Multi-tenant enterprise web app
Correcting X-Ray fluorescence measurements

This multi-tenant SaaS platform for managing the data produced by minerals exploration companies evolved out of an app I built for my friend. She was spending hours each day maintaining and fixing master spreadsheets for the flood of data produced by staff each day.

This data management platform allows all staff to upload their own spreadsheets with upload-time error checking, applies calculation pipelines automatically, and makes the latest processed data with fine-grained permissions available for download to anyone anywhere.

Beams

Lab results delivery portal

PII health information
HL7 and FHIR healthcare data interoperability
White-box penetration testing audit

I developed a results delivery portal for a commercial toxicology lab with thousands of MAU.

This project involved a deep dive into the HL7 and FHIR health data interoperability standards. I had to reverse-engineer 397 tables in the LabEclair LIS system, figure out where the information relating to patient results was stored, and then store these into a downstream database for rendering patient results in PDF form at request time.

It also includes some nice git-like functionality enabling lab users to edit reports downstream of the original source, and then interleaving new data from the source with existing user edits, including the ability to roll back to any previous version while maintaining the edit history.

Due to a desire to keep dependencies to an absolute minmum, I wrote the authentication/ authorization and user management code from scratch, which subsequently passed an externally contracted white-box penetration test. Also, this project is built to be easily maintained for as long as possilble, so the framework stack was kept minimimal - Node.js, Passport, EJS templates, and hand-written CSS.

Open Source

Almost all of the code I've written in the last decade is closed-source. These are a few of the open-source projects

Pi Historian

OSISoft PI Historian bulk download tool - 2018

.NET Core

OSISoft PI Historian (now AVEVA Server) is a time-series database used by heavy industry worldwide. Donwloading bulk data (millions of series, terabytes of data) for analytics or ML use is challenging - think Excel integrations with a maximum of 1,000 points per request.

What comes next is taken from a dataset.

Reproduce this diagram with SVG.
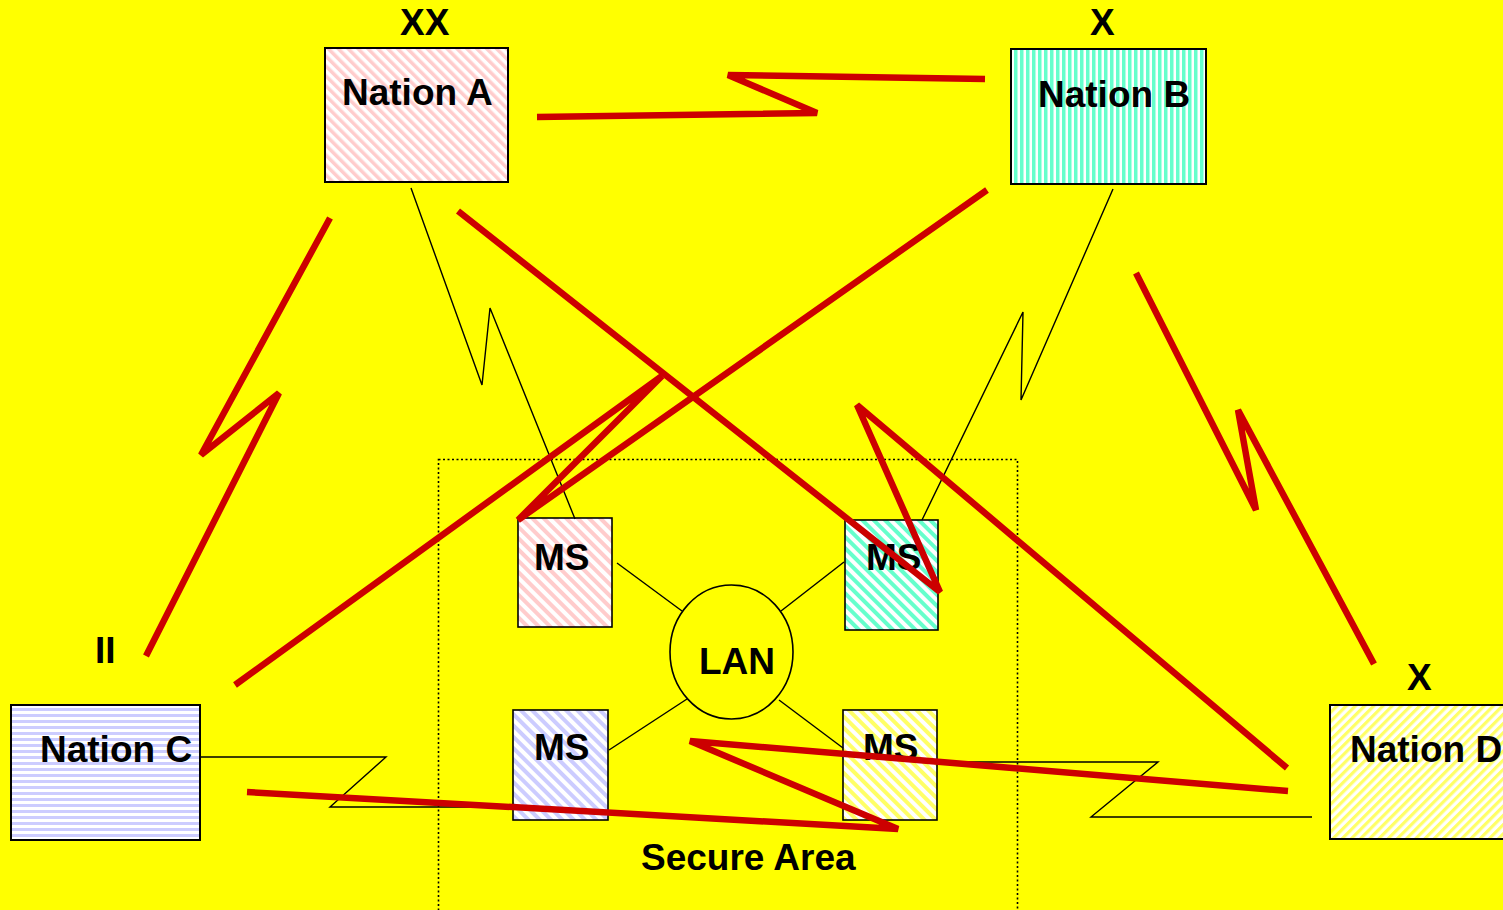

It's now 2023 and this may have changed with an AVEVA cloud solution. However, last I checked, this tool was the only available/open source solution for the bulk download use case. It has been used by engineers at large firms worldwide.

Beams

Interpolating a surface point cloud - 2010

Matlab

I wrote this code because I had a raster scan of a very old contour plot - pressure contours from a physical wind tunnel test of a large industrial building. I wanted to turn these pressure contours into distributed loads and finally bending moments along the roof trusses.

First I digitized the contours into a 3D point cloud, with points along the contour lines. Then I made a Delaunay triangulation of the point cloud. Finally I took a set of points along the beam and interpolated the TIN surface at these points. This code (Matlab) conducts the Delaunay triangulation and then efficiently locates the triangle an arbitrary point falls inside and interpolates the point value from the triange surface.